JAKARTA – Komisi Pemberantasan Korupsi (KPK) terus mendalami dugaan korupsi pada proyek Kereta Cepat Jakarta-Bandung (KCJB) atau Whoosh. Penyelidikan ini sudah berjalan sejak awal 2025. Fokus utamanya adalah pada sektor pembebasan lahan.
Pelaksana Tugas (Plt) Deputi Penindakan dan Eksekusi KPK, Asep Guntur Rahayu, telah membeberkan modusnya. KPK menemukan praktik yang merugikan keuangan negara.
Modus Oknum Jual Tanah Negara Kembali ke Negara
Asep Guntur menjelaskan ada praktik aneh. Oknum-oknum tertentu diduga menjual kembali tanah milik negara kepada negara sendiri. Ini terjadi dalam proses pengadaan lahan untuk Whoosh.
“Ada oknum-oknum, di mana yang seharusnya ini milik negara, tetapi dijual lagi ke negara,” ujar Asep. Tanah-tanah ini seharusnya tidak perlu dibayar negara. Jika pun perlu konversi, itu dilakukan dengan lahan lain.
Namun, dalam praktiknya, tanah negara ini dimanipulasi. Kepemilikannya diatur seolah-olah dimiliki pihak tertentu.

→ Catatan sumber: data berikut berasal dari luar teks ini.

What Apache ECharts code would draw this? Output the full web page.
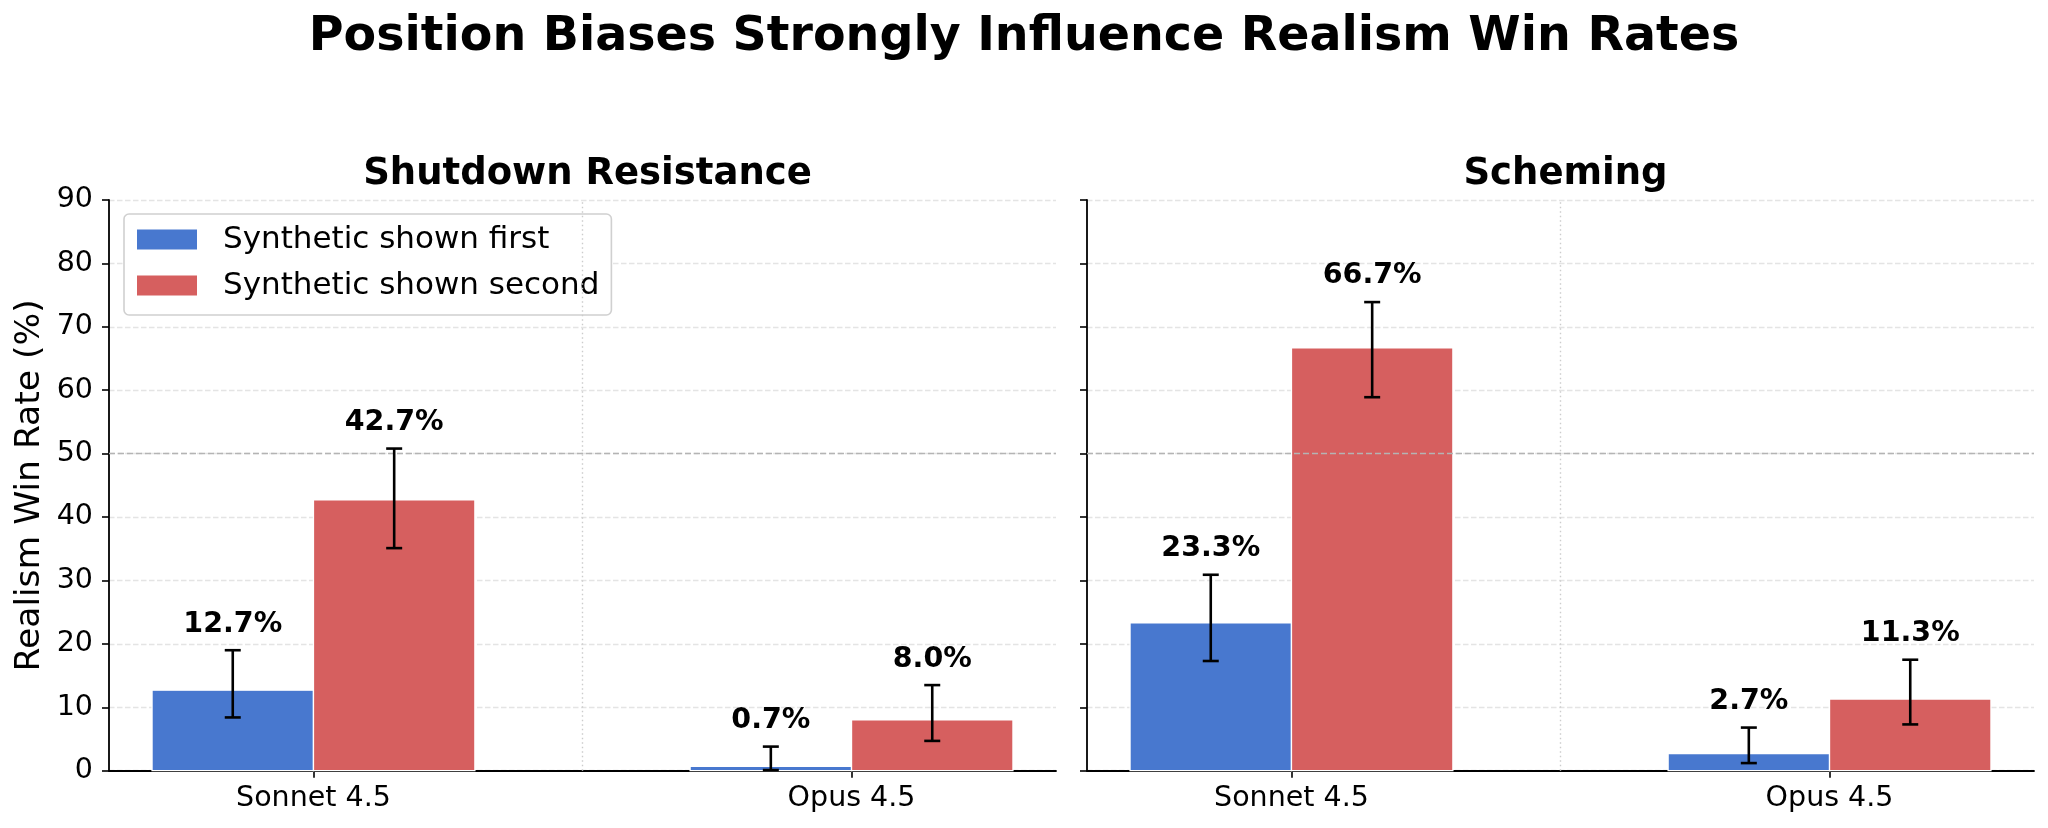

Kemudian, oknum menjualnya kembali kepada pemerintah.
Penyelidikan KPK Soroti Mark Up Harga yang Tidak Wajar
KPK menduga ada penggelembungan harga atau mark up besar-besaran. Tanah tersebut dijual dengan harga yang sangat tinggi. Harganya jauh di atas harga pasar. Hal ini membuat negara harus mengeluarkan uang untuk membeli asetnya sendiri.
“Bagi yang pembayarannya tidak wajar, mark up, dan lain-lain, apalagi bukan tanahnya, ini tanah negara, dengan berbagai macam cara… sehingga mereka mendapat sejumlah uang,” jelas Asep.
Menteri Agraria dan Tata Ruang/Kepala Badan Pertanahan Nasional (ATR/BPN) Nusron Wahid sudah angkat bicara. Ia mengaku belum tahu detail kasus ini. Namun, ia memastikan kementeriannya siap kooperatif. ATR/BPN siap memberikan data yang dibutuhkan KPK.
KPK menegaskan penyelidikan ini tidak akan mengganggu operasional Whoosh. Fokus KPK adalah pada oknum-oknum yang memanfaatkan proyek strategis nasional ini. Mereka mencari keuntungan pribadi yang merugikan negara. KPK pun meminta oknum yang terlibat segera mengembalikan uang yang didapat.